A palpação das vibrações produzidas pelo coração:
O fechamento ou abertura das valvas cardíacas, com eventos de turbilhamento do sangue, podem ser capazes de produzir vibrações e, em algumas situações, podem ser percebidos pelo tato na parede torácica. O exame deve ser realizado com a região palmar proximal dos metacarpos, que é uma topografia mais sensível. A palpação é correspondente com a localização compatível com a ausculta cardíaca.
. Vibrações do fechamento valvar:
– Valva pulmonar: o fechamento desta pode ser palpável no segundo espaço intercostal esquerdo, junto à borda esternal esquerda. Pode ser palpado em crianças saudáveis, ou adolescentes e adultos jovens. Nos outros indivíduos, só é palpável em casos de hipertensão arterial pulmonar.
– Valva aórtica: a palpação do fechamento desta sempre é patogênica!!! Localiza-se no segundo espaço intercostal direito sobre o esterno, e no terceiro espaço intercostal esquerdo.
Exemplos de causas para fechamento aórtico pode ser hipertensão arterial, coarctação da aorta, assim como tetralogia de Fallot e atresia tricúspide. As próteses metálicas também podem produzir vibrações palpáveis.
– Valva mitral: também palpada normalmente em crianças. Em condições hipercinéticas, também pode ser palpada em adolescentes, adultos jovens e magros (ex.: estresse, febre). Manifesta-se na região do íctus.
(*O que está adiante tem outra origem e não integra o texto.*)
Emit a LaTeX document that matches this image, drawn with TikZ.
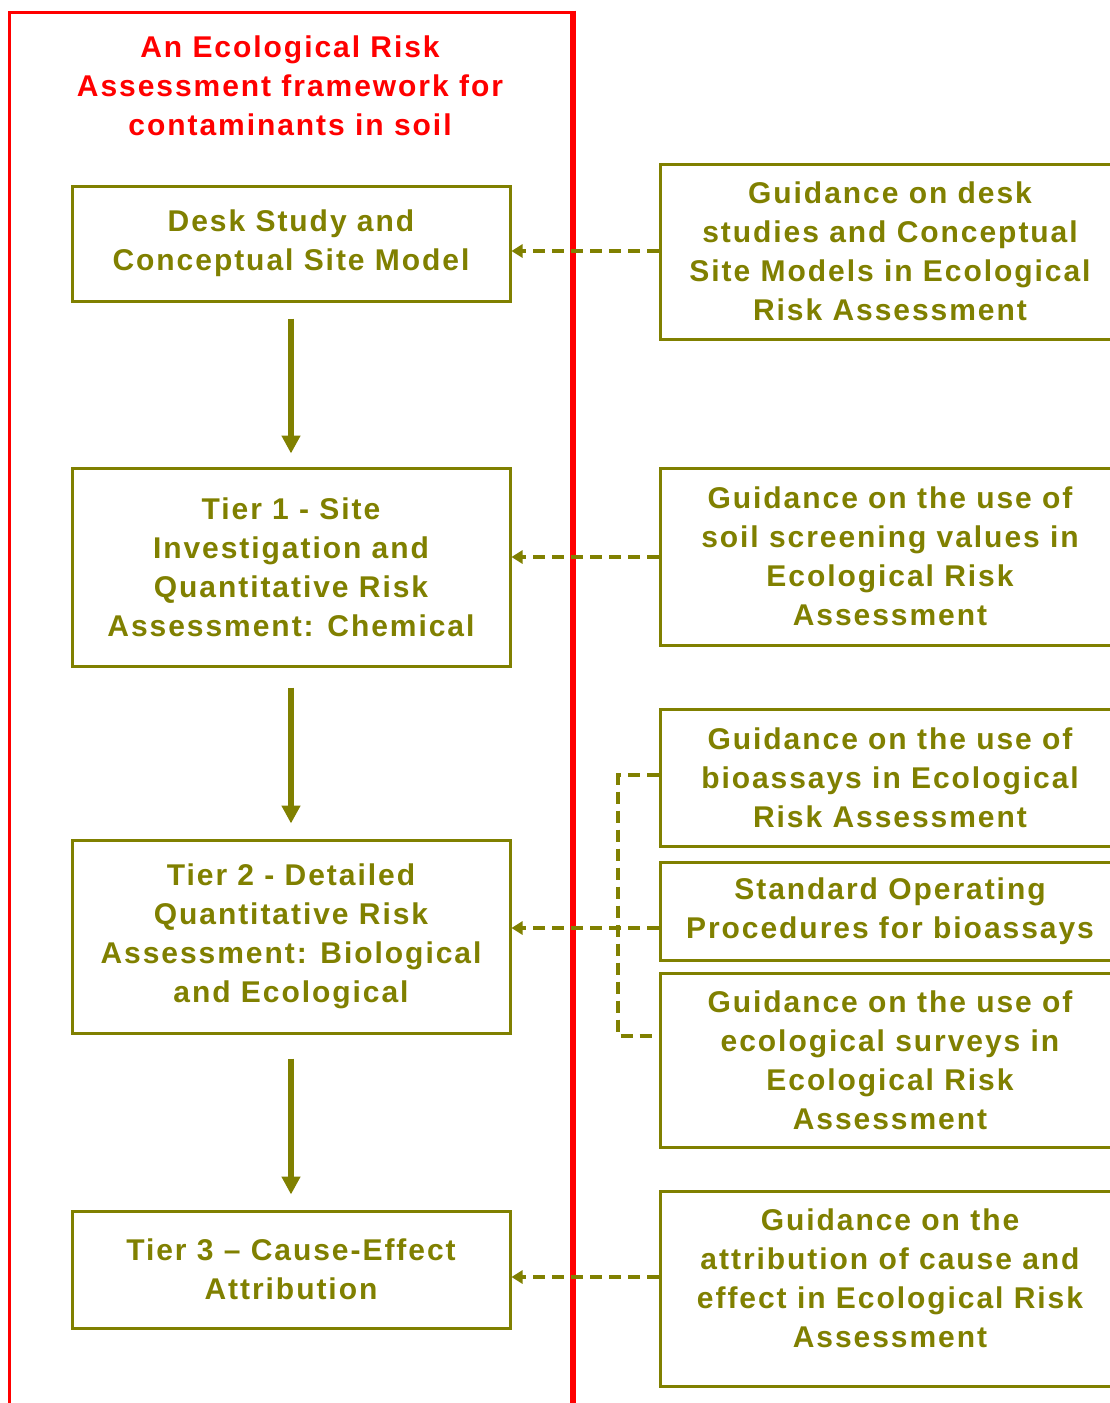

Outras situações que permitem a palpação: estenose mitral, síndromes de pré excitação, prolapso mitral, prótese metálica mitral.
E os famosos “Cliques”?
São vibrações de curta duração, semelhantes às provocadas pelos fechamentos valvares. Para a diferenciação entre eles, é de suma importância a palpação simultânea do pulso carotídeo.
. Cliques protossistólicos:
– Clique pulmonar: só palpado na região pulmonar, na base do coração, ocorrendo em situações como hipertensão pulmonar ou estenose de valva pulmonar. Se ocorre na topografia descrita, sendo coincidente com o pulso arterial, com certeza é um clique protossistólico.
– Clique aórtico: pode ocorrer no terceiro espaço intercostal esquerdo e na região de ictus. Situações: estenose aórtica e nas próteses metálicas aórticas.
. Cliques mesossistólicos:
Podem ocorrer no prolapso da valva mitral ou tricúspide, mas são extremamente raros.
E o estalido de abertura?
É mais comumente notado na estenose mitral, como protodiastólico, localizando-se na ponta e na borda esternal esquerda.
Guilherme, e os frêmitos?
Os frêmitos são as vibrações produzidas pelo turbilhonamento da corrente sanguínea dentro do coração e dos grandes vasos. Podem ser considerados os correspondentes, na palpação, dos sopros cardíacos. Podem ser classificados em sistólicos, diastólicos e contínuos. Também podemos polpar frêmitos no atrito pericárdico.
Também são melhores palpados com a região palmar das articulações metacarpofalangianas. A sensação de se sentir um frêmito pode ser descrita como “apalpar o dorso de um gato ronronando”.
Assim como os sopros cardíacos, os frêmitos também podem sofrer acentuação com determinadas manobras e posições específicas.
Por exemplo, o frêmito sistólico da insuficiência mitral é melhor percebido em decúbito lateral esquerdo. Já na estenose aórtica e pulmonar é aumentado com o paciente sentado, com discreta flexão de tronco. São palpados na fúrcula esternal. Os frêmitos da valva tricúspide dificilmente são palpados.
Na comunicação interventricular, podemos palpar frêmitos na topografia do esterno, exemplificando a passagem do sangue ventrículo esquerdo para o direito.